The foreign ministry announced in a statement on Wednesday that the targeted EU individuals and entities are targeted “for interference in domestic affairs of the Islamic Republic of Iran and fomenting violence and unrest in Iran.”
Those targeted include Britain’s attorney general and army chief of staff, several European parliamentarians and European military officials.
The French scholar Bernard-Henri Levy and three senior staffers at the French satirical magazine Charlie Hebdo, which recently published a series of cartoons ridiculing Iran’s clerical rulers have been designated by Tehran.
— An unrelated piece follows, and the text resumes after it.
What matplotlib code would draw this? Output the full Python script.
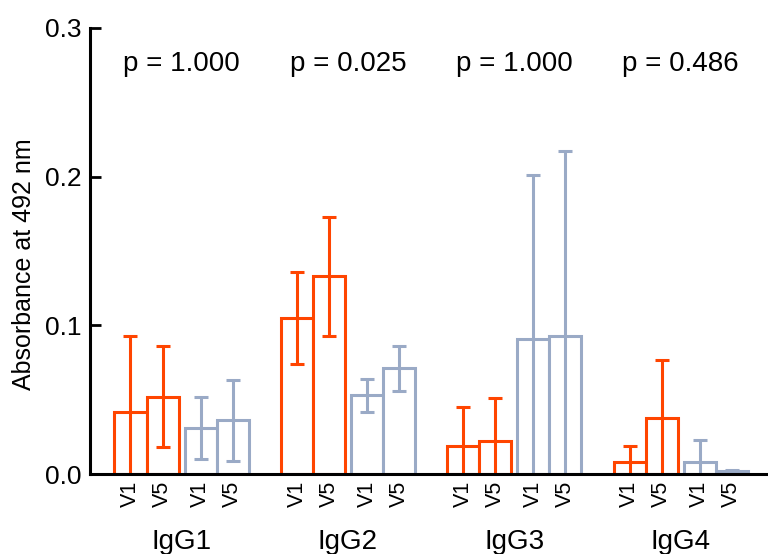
import matplotlib.pyplot as plt
import numpy as np

plt.rcParams['font.family'] = ['Liberation Sans', 'DejaVu Sans']

subclasses = ['IgG1', 'IgG2', 'IgG3', 'IgG4']
visits = ['V1', 'V5']
p_values = ['p = 1.000', 'p = 0.025', 'p = 1.000', 'p = 0.486']

# mean absorbance and error per subclass, visits V1 and V5
orange_mean = [[0.042, 0.052], [0.105, 0.133], [0.019, 0.022], [0.008, 0.038]]
orange_err = [[0.051, 0.034], [0.031, 0.040], [0.026, 0.029], [0.011, 0.039]]
blue_mean = [[0.031, 0.036], [0.053, 0.071], [0.091, 0.093], [0.008, 0.002]]
blue_err = [[0.021, 0.027], [0.011, 0.015], [0.110, 0.124], [0.015, 0.001]]

orange = '#ff4500'
blue = '#9aaac6'
stride = 5.2
offsets = [0, 1, 2.19, 3.19]

fig = plt.figure(figsize=(7.68, 5.54), dpi=100)
ax = fig.add_axes([0.117, 0.1444, 0.883, 0.8051])

ticks, ticklabels = [], []
for g in range(len(subclasses)):
    base = g * stride
    xo = [base + offsets[0], base + offsets[1]]
    xb = [base + offsets[2], base + offsets[3]]
    ax.bar(xo, orange_mean[g], width=1, facecolor='white', edgecolor=orange, linewidth=2.2, zorder=2)
    ax.bar(xb, blue_mean[g], width=1, facecolor='white', edgecolor=blue, linewidth=2.2, zorder=2)
    ax.errorbar(xo, orange_mean[g], yerr=orange_err[g], fmt='none', ecolor=orange,
                elinewidth=2.2, capsize=4.7, capthick=2.2, zorder=3)
    ax.errorbar(xb, blue_mean[g], yerr=blue_err[g], fmt='none', ecolor=blue,
                elinewidth=2.2, capsize=4.7, capthick=2.2, zorder=3)
    ticks += xo + xb
    ticklabels += visits + visits
    center = base + (offsets[0] + offsets[3]) / 2
    ax.text(center, 0.2755, p_values[g], ha='center', va='center', fontsize=20)
    ax.text(center, -0.046, subclasses[g], ha='center', va='center', fontsize=20,
            clip_on=False)

ax.set_xticks(ticks)
ax.set_xticklabels(ticklabels, rotation=90, fontsize=15.5)
ax.tick_params(axis='x', length=0, pad=5)
ax.set_xlim(-1.27, 19.92)
ax.set_ylim(0, 0.3)
ax.set_yticks([0, 0.1, 0.2, 0.3])
ax.set_yticklabels(['0.0', '0.1', '0.2', '0.3'], fontsize=19)
ax.tick_params(axis='y', direction='in', length=8, width=2, pad=6)
ax.set_ylabel('Absorbance at 492 nm', fontsize=18)
ax.yaxis.set_label_coords(-0.079, 0.47)
for side in ['top', 'right']:
    ax.spines[side].set_visible(False)
for side in ['left', 'bottom']:
    ax.spines[side].set_linewidth(2.2)
    ax.spines[side].set_zorder(4)

fig.savefig('out.png', dpi=100)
The sanctions would ban the individuals from travelling to Iran and their bank accounts will be blocked. Those targeted are unlikely to have any property in the Islamic Republic, but the symbolic move will confiscate if there were any.
The European Union on Monday imposed sanctions on more than 30 Iranian officials and organizations, including units of the powerful Revolutionary Guards, blaming them for a "brutal" crackdown on unrest and other human rights abuses.
The United States and Britain also issued new sanctions against Iran, reflecting a deterioration in the West's already dire relations with Tehran.
The sanctions are the latest response to Iran's deadly clampdown on unrest after the death of young Iranian Kurdish woman Mahsa Amini in morality police custody in September.